Cross-Platform Compatibility:

  • UTF-8 is supported by all modern browsers, operating systems, and databases.

Mismatched Encoding:

  • If the declared charset does not match the actual encoding of the file, characters may appear as gibberish.
  • Example: A file encoded in UTF-8 but declared as ISO-8859-1 will display special characters incorrectly.
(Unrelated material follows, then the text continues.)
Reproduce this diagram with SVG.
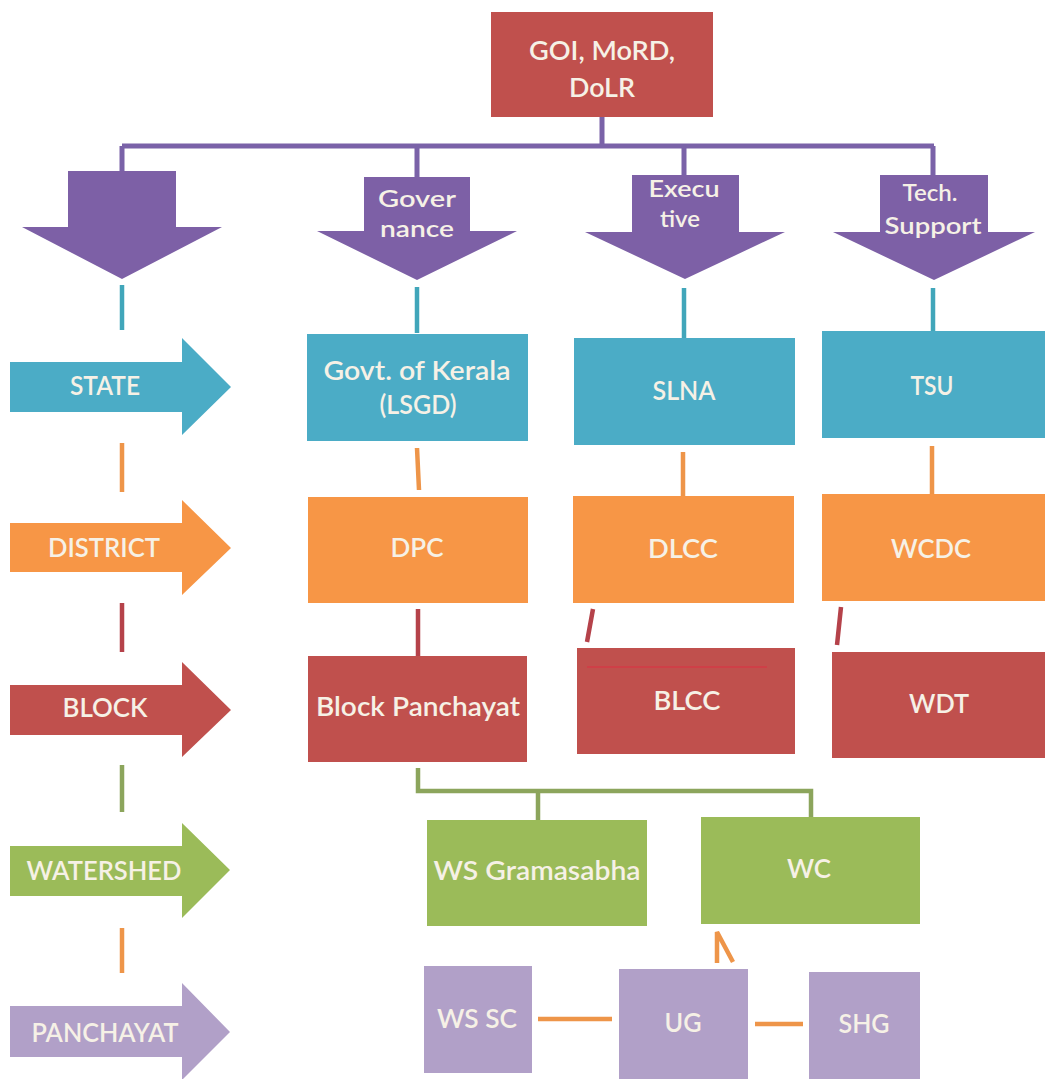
<svg xmlns="http://www.w3.org/2000/svg" width="1047" height="1079" viewBox="0 0 1047 1079">
<style>
text{font-family:Lato,"Liberation Sans",sans-serif;font-size:27px;font-weight:600;fill:#f6f1e6;text-anchor:middle}
text.s{font-size:23px}
.pu{fill:#7d60a6}.rd{fill:#c0504d}.bl{fill:#4bacc6}.or{fill:#f79646}.gr{fill:#9bbb59}.lv{fill:#b1a0c8}
.c{fill:none;stroke-width:4.5;stroke-linecap:butt}
.cp{stroke:#7a62a8;stroke-width:5}.ct{stroke:#41a6ba}.co{stroke:#ee9549}.cr{stroke:#b5424a}.cg{stroke:#8ca55c}
</style>
<rect width="1047" height="1079" fill="#ffffff"/>
<g id="connectors">
<path class="c cp" d="M602,117V146M122,146H934M122,146V171M417,146V177M684,146V175M933,146V175"/>
<path class="c ct" d="M122,285V330M417,287V333M684,288V338M933,288V331"/>
<path class="c co" d="M122,443V492M417,448L419,490M683,452V496M932,446V494"/>
<path class="c cr" d="M122,603V652M418,609V656M593,609L587,642M841,607L837,645"/>
<path class="c cg" d="M122,765V812M418,768V791H811V817M538,791V820"/>
<path class="c co" d="M122,928V973"/>
<path class="c co" stroke-width="5" d="M538,1019H612M755,1024H803"/>
<path class="c co" d="M717,963V932L733,962"/>
</g>
<g id="top"><rect class="rd" x="491" y="12" width="222" height="105"/><text x="602" y="60" textLength="146" lengthAdjust="spacingAndGlyphs">GOI, MoRD,</text><text x="602" y="97" textLength="66" lengthAdjust="spacingAndGlyphs">DoLR</text></g>
<g id="arrow-down-1"><polygon class="pu" points="68,171 176,171 176,227 222,227 122,279 22,227 68,227"/></g>
<g id="arrow-governance"><polygon class="pu" points="364,177 470,177 470,231 517,231 417,280 317,231 364,231"/><text class="s" x="417" y="207" textLength="78" lengthAdjust="spacingAndGlyphs">Gover</text><text class="s" x="417" y="237" textLength="74" lengthAdjust="spacingAndGlyphs">nance</text></g>
<g id="arrow-executive"><polygon class="pu" points="632,175 739,175 739,232 785,232 685,279 585,232 632,232"/><text class="s" x="684" y="197" textLength="71" lengthAdjust="spacingAndGlyphs">Execu</text><text class="s" x="680" y="227" textLength="40" lengthAdjust="spacingAndGlyphs">tive</text></g>
<g id="arrow-tech"><polygon class="pu" points="880,175 988,175 988,232 1035,232 934,280 833,232 880,232"/><text class="s" x="930" y="201" textLength="55" lengthAdjust="spacingAndGlyphs">Tech.</text><text class="s" x="933" y="234" textLength="97" lengthAdjust="spacingAndGlyphs">Support</text></g>
<g id="level-state"><polygon class="bl" points="10,362 182,362 182,338 231,387 182,435 182,412 10,412"/><text x="105" y="395" textLength="70" lengthAdjust="spacingAndGlyphs">STATE</text></g>
<g id="level-district"><polygon class="or" points="10,523 182,523 182,500 231,548 182,595 182,572 10,572"/><text x="104" y="557" textLength="112" lengthAdjust="spacingAndGlyphs">DISTRICT</text></g>
<g id="level-block"><polygon class="rd" points="10,685 182,685 182,662 231,710 182,757 182,735 10,735"/><text x="105" y="717" textLength="85" lengthAdjust="spacingAndGlyphs">BLOCK</text></g>
<g id="level-watershed"><polygon class="gr" points="10,846 182,846 182,823 230,870 182,918 182,896 10,896"/><text x="104" y="880" textLength="155" lengthAdjust="spacingAndGlyphs">WATERSHED</text></g>
<g id="level-panchayat"><polygon class="lv" points="10,1006 182,1006 182,983 230,1032 182,1080 182,1057 10,1057"/><text x="105" y="1042" textLength="147" lengthAdjust="spacingAndGlyphs">PANCHAYAT</text></g>
<g id="kerala"><rect class="bl" x="307" y="334" width="221" height="107"/><text x="417" y="380" textLength="187" lengthAdjust="spacingAndGlyphs">Govt. of Kerala</text><text x="418" y="414" textLength="77" lengthAdjust="spacingAndGlyphs">(LSGD)</text></g>
<g id="slna"><rect class="bl" x="574" y="338" width="221" height="107"/><text x="684" y="400" textLength="63" lengthAdjust="spacingAndGlyphs">SLNA</text></g>
<g id="tsu"><rect class="bl" x="822" y="331" width="223" height="107"/><text x="932" y="395" textLength="43" lengthAdjust="spacingAndGlyphs">TSU</text></g>
<g id="dpc"><rect class="or" x="308" y="497" width="220" height="106"/><text x="417" y="557" textLength="53" lengthAdjust="spacingAndGlyphs">DPC</text></g>
<g id="dlcc"><rect class="or" x="573" y="496" width="221" height="107"/><text x="683" y="558" textLength="70" lengthAdjust="spacingAndGlyphs">DLCC</text></g>
<g id="wcdc"><rect class="or" x="822" y="494" width="223" height="107"/><text x="931" y="558" textLength="80" lengthAdjust="spacingAndGlyphs">WCDC</text></g>
<g id="block-panchayat"><rect class="rd" x="308" y="656" width="219" height="106"/><text x="418" y="716" textLength="204" lengthAdjust="spacingAndGlyphs">Block Panchayat</text></g>
<g id="blcc"><rect class="rd" x="577" y="648" width="218" height="106"/><line x1="587" y1="667" x2="767" y2="667" stroke="#cf3f47" stroke-width="2"/><text x="687" y="710" textLength="67" lengthAdjust="spacingAndGlyphs">BLCC</text></g>
<g id="wdt"><rect class="rd" x="832" y="652" width="213" height="106"/><text x="939" y="713" textLength="60" lengthAdjust="spacingAndGlyphs">WDT</text></g>
<g id="ws-gramasabha"><rect class="gr" x="427" y="820" width="220" height="106"/><text x="537" y="880" textLength="207" lengthAdjust="spacingAndGlyphs">WS Gramasabha</text></g>
<g id="wc"><rect class="gr" x="701" y="817" width="219" height="107"/><text x="809" y="878" textLength="44" lengthAdjust="spacingAndGlyphs">WC</text></g>
<g id="ws-sc"><rect class="lv" x="424" y="966" width="108" height="107"/><text x="477" y="1028" textLength="80" lengthAdjust="spacingAndGlyphs">WS SC</text></g>
<g id="ug"><rect class="lv" x="619" y="969" width="129" height="110"/><text x="683" y="1032" textLength="37" lengthAdjust="spacingAndGlyphs">UG</text></g>
<g id="shg"><rect class="lv" x="809" y="972" width="111" height="107"/><text x="864" y="1033" textLength="51" lengthAdjust="spacingAndGlyphs">SHG</text></g>
</svg>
Missing Charset Declaration:

  • If no charset is declared, the browser may guess the encoding, leading to inconsistent results.

Legacy Encodings:

  • Older encodings like ISO-8859-1 or Windows-1252 do not support modern characters or emojis.
  1. Always declare the charset using <meta charset="UTF-8"> in the <head> section.
  2. Save your HTML files in UTF-8 encoding (most text editors and IDEs allow you to set this).
  3. Use UTF-8 for all text-based resources (e.g., CSS, JavaScript, XML).
  4. Avoid using legacy encodings like ISO-8859-1 unless absolutely necessary.
  • Charsets are crucial for ensuring that text is displayed correctly in web browsers.
  • UTF-8 is the recommended and most widely used charset for modern web development.
  • Always declare the charset using <meta charset="UTF-8"> in your HTML documents.
  • Avoid legacy encodings like ISO-8859-1 unless you have a specific reason to use them.

By following these guidelines, you can ensure that your web pages are accessible, readable, and compatible across all devices and languages.